Sunday, April 4, 2010

Fire Roasted Poblano, Hatch Chili Chicken Enchiladas

2 chicken breasts (about 1.25 pounds) chopped into large pieces
1/5th of a dried ancho chili (cut into 1/4" pieces)
1/2 onion, diced
2 cans of hatch chilis (from Trader Joes or classic Ortega chilis)
1/2 carton of chicken stock
1 or 2 T. cumin
pinch of red chili flakes
1/4 t. chipotle (powdered)
3 cloves of garlic
4 tomatillos sliced into quarters
1/2 t. coriander
1/2 t. Mexican oregeno
1 fire roasted Poblano pepper (That's right, open flame roast that puppy till the skin is black/charred. Wrap in some plastic wrap for about a half hour, then scrape off the black skin, seed, and throw it in the pot. I usually save this step for later in the day-- about 1/2 way through the cooking process, then put it in the crock pot)

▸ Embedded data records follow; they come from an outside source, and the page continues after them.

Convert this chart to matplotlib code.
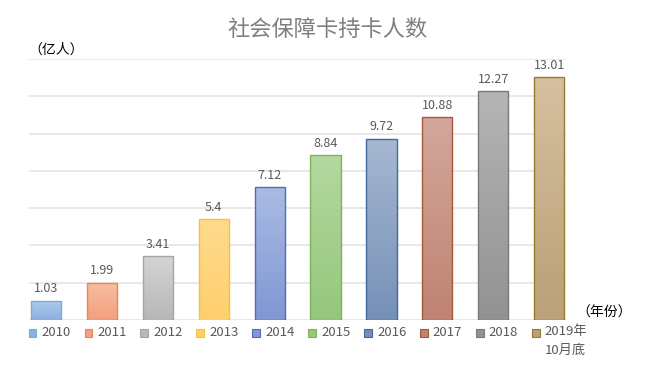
import matplotlib
matplotlib.use("Agg")
import matplotlib.pyplot as plt
import numpy as np
from matplotlib.colors import LinearSegmentedColormap
from matplotlib.patches import Rectangle
import matplotlib.transforms as mtransforms

plt.rcParams['font.family'] = ['Noto Sans CJK SC', 'DejaVu Sans']

title = "社会保障卡持卡人数"
y_unit = "（亿人）"
x_unit = "（年份）"
categories = ["2010", "2011", "2012", "2013", "2014", "2015", "2016", "2017", "2018", "2019年\n10月底"]
values = [1.03, 1.99, 3.41, 5.4, 7.12, 8.84, 9.72, 10.88, 12.27, 13.01]
value_labels = ["1.03", "1.99", "3.41", "5.4", "7.12", "8.84", "9.72", "10.88", "12.27", "13.01"]
top_colors = ["#aecbec", "#f7bea2", "#d4d4d4", "#ffdb8f", "#aabbe3", "#b3d8a0", "#a7b8d2", "#d3a79c", "#b5b5b5", "#d5c09f"]
bottom_colors = ["#8db0de", "#f3a07c", "#b7b7b7", "#ffcf6c", "#8097d3", "#95c77c", "#7590b7", "#bf8372", "#929292", "#bba078"]
edge_colors = ["#7eaadb", "#e9855a", "#a5a5a5", "#f5c33b", "#4a6fb8", "#7cb45a", "#3f6a9a", "#a6583a", "#7a7a7a", "#9a7b2c"]

fig = plt.figure(figsize=(6.5, 3.87), dpi=100)
ax = fig.add_axes([29/650, 1-320/387, (566-29)/650, (320-59)/387])

x = np.arange(len(values))
width = 0.54
bars = ax.bar(x, values, width=width, color="none", edgecolor=edge_colors, linewidth=1.0, zorder=3)

grad = np.linspace(1, 0, 256).reshape(-1, 1)
for i, b in enumerate(bars):
    cmap = LinearSegmentedColormap.from_list("g%d" % i, [bottom_colors[i], top_colors[i]])
    x0, y0 = b.get_x(), b.get_y()
    w, h = b.get_width(), b.get_height()
    im = ax.imshow(grad, cmap=cmap, aspect="auto", extent=(x0, x0 + w, y0, y0 + h),
                   origin="upper", zorder=2, vmin=0, vmax=1)
    im.set_clip_path(b)
    ax.annotate(value_labels[i], (x[i], values[i]), xytext=(0, 4), textcoords="offset points",
                ha="center", va="bottom", fontsize=9, color="#595959")

ax.set_xlim(-0.304, 9.30)
ax.set_ylim(0, 14)
ax.set_yticks(np.arange(0, 15, 2))
ax.grid(axis="y", color="#e2e2e2", linewidth=1.1, zorder=0)
ax.set_axisbelow(True)
ax.tick_params(left=False, bottom=False, labelleft=False, labelbottom=False)
for s in ax.spines.values():
    s.set_visible(False)

fig.text(327/650, 1-30/387, title, ha="center", va="center", fontsize=16, color="#7f7f7f")
fig.text(28/650, 1-50/387, y_unit, ha="left", va="center", fontsize=10, color="#000000")
fig.text(576/650, 1-313/387, x_unit, ha="left", va="center", fontsize=10, color="#000000")

# legend drawn under each bar
trans = mtransforms.blended_transform_factory(ax.transData, fig.transFigure)
sq = 0.14
ly = 1 - 333/387
for i in range(len(values)):
    r = Rectangle((x[i] - 0.31, ly - 4/387), sq, 8/387, transform=trans,
                  facecolor=bottom_colors[i], edgecolor=edge_colors[i], linewidth=0.8, clip_on=False)
    fig.add_artist(r)
    lbl = categories[i]
    if "\n" in lbl:
        fig.text(x[i] - 0.08, ly + 7.5/387, lbl, transform=trans, ha="left", va="top",
                 fontsize=9.5, color="#595959", linespacing=1.5)
    else:
        fig.text(x[i] - 0.08, ly, lbl, transform=trans, ha="left", va="center",
                 fontsize=9.5, color="#595959")

fig.savefig("out.png", dpi=100)
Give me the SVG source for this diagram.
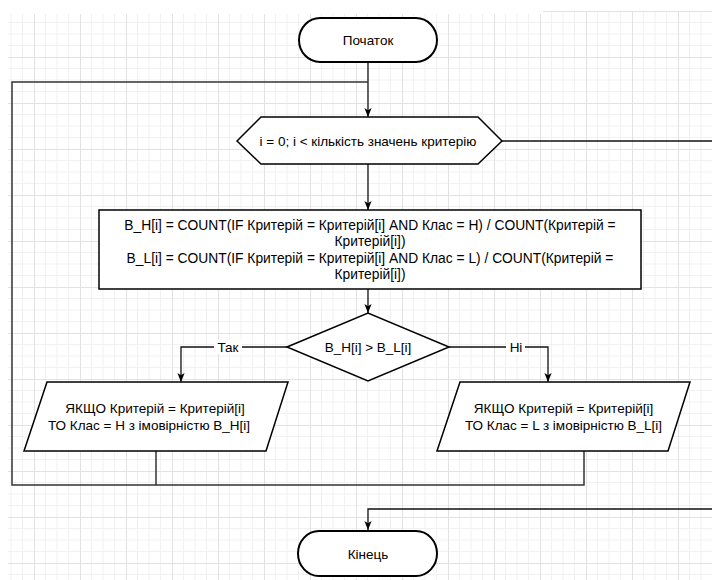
<svg xmlns="http://www.w3.org/2000/svg" width="712" height="580" viewBox="0 0 712 580">
  <defs>
    <!-- canvas grid: minor every 11.5px, major every 46px -->
    <pattern id="grid" patternUnits="userSpaceOnUse" x="34" y="11" width="46" height="46">
      <path d="M11.5,0 V46 M23,0 V46 M34.5,0 V46 M0,11.5 H46 M0,23 H46 M0,34.5 H46" fill="none" stroke="#f1f1f1" stroke-width="1"/>
      <path d="M0.5,0 V46 M0,0.5 H46" fill="none" stroke="#e2e2e2" stroke-width="1"/>
    </pattern>
    <marker id="arrow" markerUnits="userSpaceOnUse" viewBox="0 0 10 10" markerWidth="9" markerHeight="10" refX="10" refY="5" orient="auto">
      <path d="M0,1 L10,5 L0,9 L2.5,5 z" fill="#000"/>
    </marker>
  </defs>
  <style>
    .shape { fill: #fff; stroke: #000; stroke-width: 1.5; }
    .term { fill: #fff; stroke: #000; stroke-width: 2; }
    .edge { fill: none; stroke: #111; stroke-width: 1.3; }
    .loop { fill: none; stroke: #333; stroke-width: 1.5; }
    text { font-family: "Liberation Sans", Arial, sans-serif; font-size: 13.5px; fill: #000; text-anchor: middle; }
    .box { font-size: 13.8px; }
  </style>

  <!-- background -->
  <rect x="0" y="0" width="712" height="580" fill="#fff"/>
  <rect x="8" y="14" width="704" height="566" fill="url(#grid)"/>
  <rect x="543" y="11" width="169" height="4" fill="url(#grid)"/>

  <!-- connectors -->
  <g id="connectors">
    <path class="edge" d="M368,62 V117" marker-end="url(#arrow)"/>
    <path class="loop" d="M584,451 V485 H12 V82 H368"/>
    <path class="loop" d="M156,451 V485"/>
    <path class="edge" d="M502,141 H712"/>
    <path class="edge" d="M368,164 V210" marker-end="url(#arrow)"/>
    <path class="edge" d="M368,289 V313" marker-end="url(#arrow)"/>
    <path class="edge" d="M287,347 H181 V382" marker-end="url(#arrow)"/>
    <path class="edge" d="M449,347 H548 V382" marker-end="url(#arrow)"/>
    <path class="edge" d="M712,509 H368 V530" marker-end="url(#arrow)"/>
    <rect x="214" y="340" width="28" height="14" fill="#fff"/>
    <text x="228" y="351.5">Так</text>
    <rect x="506" y="340" width="19" height="14" fill="#fff"/>
    <text x="516" y="351.5">Ні</text>
  </g>

  <g id="start">
    <rect class="term" x="299" y="18" width="138" height="44" rx="21" ry="22"/>
    <text x="368" y="44.5">Початок</text>
  </g>

  <g id="loop">
    <polygon class="shape" points="237,141 261,117 478,117 502,141 478,164 261,164"/>
    <text x="368" y="145.5">i = 0; i &lt; кількість значень критерію</text>
  </g>

  <g id="compute">
    <rect class="shape" x="99" y="210" width="542" height="79"/>
    <text class="box" x="370" y="229.5">B_H[i] = COUNT(IF Критерій = Критерій[i] AND Клас = H) / COUNT(Критерій =</text>
    <text class="box" x="370" y="246">Критерій[i])</text>
    <text class="box" x="370" y="262.5">B_L[i] = COUNT(IF Критерій = Критерій[i] AND Клас = L) / COUNT(Критерій =</text>
    <text class="box" x="370" y="279">Критерій[i])</text>
  </g>

  <g id="compare">
    <polygon class="shape" points="287,347 368,313 449,347 368,381"/>
    <text x="368" y="352">B_H[i] &gt; B_L[i]</text>
  </g>

  <g id="rule-h">
    <polygon class="shape" points="47,382 288,382 266,451 24,451"/>
    <text x="155" y="413">ЯКЩО Критерій = Критерій[i]</text>
    <text x="149" y="430">ТО Клас = H з імовірністю B_H[i]</text>
  </g>

  <g id="rule-l">
    <polygon class="shape" points="460,382 690,382 668,451 437,451"/>
    <text x="563.5" y="413">ЯКЩО Критерій = Критерій[i]</text>
    <text x="563.5" y="430">ТО Клас = L з імовірністю B_L[i]</text>
  </g>

  <g id="end">
    <rect class="term" x="298" y="531" width="139" height="45" rx="21" ry="22.5"/>
    <text x="368" y="559">Кінець</text>
  </g>
</svg>
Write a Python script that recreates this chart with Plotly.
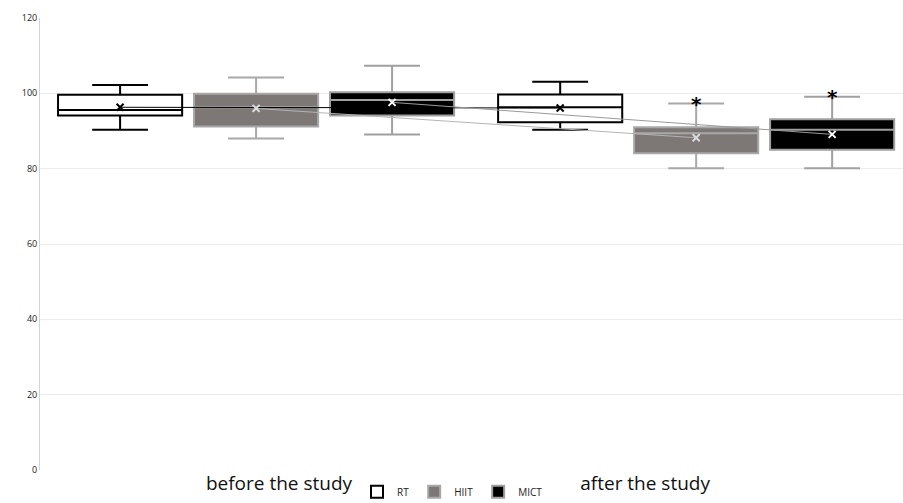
import plotly.graph_objects as go

# Box statistics per training group, before / after the study
periods = ["before the study", "after the study"]
groups = ["RT", "HIIT", "MICT"]

lower = {"RT": [90.3, 90.3], "HIIT": [88.0, 80.1], "MICT": [89.1, 80.1]}
q1 = {"RT": [94.1, 92.3], "HIIT": [91.2, 84.1], "MICT": [94.1, 85.0]}
median = {"RT": [95.6, 96.3], "HIIT": [96.3, 89.4], "MICT": [98.2, 90.3]}
q3 = {"RT": [99.6, 99.7], "HIIT": [99.9, 91.0], "MICT": [100.3, 93.1]}
upper = {"RT": [102.2, 103.1], "HIIT": [104.2, 97.3], "MICT": [107.3, 99.1]}
mean = {"RT": [96.3, 96.1], "HIIT": [96.0, 88.2], "MICT": [97.6, 89.1]}

# significance markers (after the study)
star_groups = ["HIIT", "MICT"]
star_y = [99.4, 101.1]

y_ticks = [0, 20, 40, 60, 80, 100, 120]

# styling
fill = {"RT": "#ffffff", "HIIT": "#7d7876", "MICT": "#000000"}
edge = {"RT": "#000000", "HIIT": "#a8a8a8", "MICT": "#a0a0a0"}
mean_line = {"RT": "#000000", "HIIT": "#b4b4b4", "MICT": "#9a9a9a"}
mean_mark = {"RT": "#000000", "HIIT": "#dcdcdc", "MICT": "#ffffff"}
offset = {"RT": -0.309, "HIIT": 0.0, "MICT": 0.309}
box_w = 0.282

fig = go.Figure()

for g in groups:
    xs = [i + offset[g] for i in range(len(periods))]
    fig.add_trace(go.Box(
        name=g, x=xs,
        q1=q1[g], median=median[g], q3=q3[g],
        lowerfence=lower[g], upperfence=upper[g],
        width=box_w, whiskerwidth=0.45,
        fillcolor=fill[g],
        line=dict(color=edge[g], width=2),
        boxpoints=False, hoverinfo="skip",
        showlegend=True,
    ))

for g in groups:
    xs = [i + offset[g] for i in range(len(periods))]
    fig.add_trace(go.Scatter(
        x=xs, y=mean[g], mode="lines+markers",
        line=dict(color=mean_line[g], width=1),
        marker=dict(symbol="x-thin", size=7, line=dict(color=mean_mark[g], width=2)),
        showlegend=False, hoverinfo="skip",
    ))

fig.add_trace(go.Scatter(
    x=[1 + offset[g] for g in star_groups], y=star_y,
    mode="text", text=["<b>*</b>"] * len(star_groups),
    textposition="bottom center",
    textfont=dict(size=20, color="#000000", family="DejaVu Sans"),
    showlegend=False, hoverinfo="skip",
))

fig.update_layout(
    width=903, height=503,
    margin=dict(l=40, r=0, t=18, b=33, autoexpand=False),
    plot_bgcolor="#ffffff", paper_bgcolor="#ffffff",
    font=dict(family="Open Sans", color="#222222"),
    legend=dict(orientation="h", x=0.478, xanchor="center",
                y=-0.048, yanchor="middle",
                font=dict(size=10, color="#222222"), itemwidth=30,
                tracegroupgap=0, bgcolor="rgba(0,0,0,0)"),
    xaxis=dict(range=[-0.491, 1.47], tickmode="array",
               tickvals=[0.052, 0.884], ticktext=periods,
               tickfont=dict(size=19, color="#111111"),
               showgrid=False, zeroline=False, showline=False, ticks="",
               automargin=False),
    yaxis=dict(range=[0, 120], tickvals=y_ticks,
               tickfont=dict(size=9, color="#222222"),
               gridcolor="#ececec", zeroline=False,
               showline=True, linecolor="#d4d4d4", linewidth=1, ticks="",
               automargin=False),
)

fig.write_html("out.html")
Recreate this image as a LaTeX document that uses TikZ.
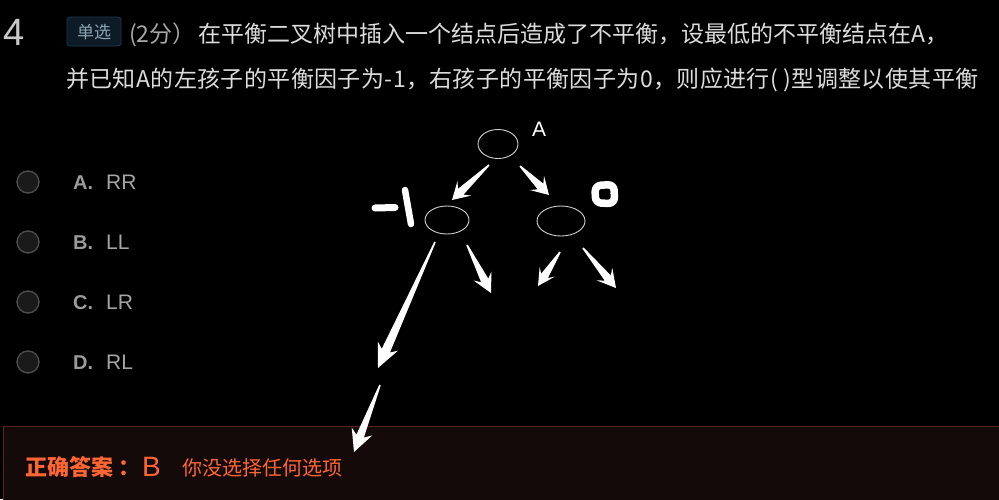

Other ingredients that do not go in the crock pot
16 oz. sour cream-- use light or whatever you want
cheese (your choice, I like Mexican blends from Whole Foods-- I am pretty sparing with cheese in enchiladas these days)
1 package of flour tortillas

All ingredients in the top list go into a crockpot and steep for at least 6 hours maybe 8. It is done when you can shred the chicken with two forks. Don't discard anything! Separate out the chicken and the veggies-- chicken into a bowl, and the veggies/chilies into the blender.

Chicken: shred with two forks. Add a little of the liquid in the crock pot to keep the chicken moist, but not sopping wet. Set a side.

Veggies/chilies: Add sour cream into the blender and whirl. This is your enchilada sauce

When it's done, assemble. For those of you who have never made an enchilada, you need a bowl of shredded chicken, a pie tin filled with enchilada sauce, a bowl for the cheese and a greased (Pam) casserole dish. Dredge the tortilla in sauce, place in the casserole dish, add chicken, add cheese, roll, and repeat. Top with additional sauce and cheese. Bake at 350 for 20 minutes or so until the cheese on top is bubbly.

Usually I have left over sauce. I recommend saving it to reheat enchiladas; they are notorious for drying out after the first cooking.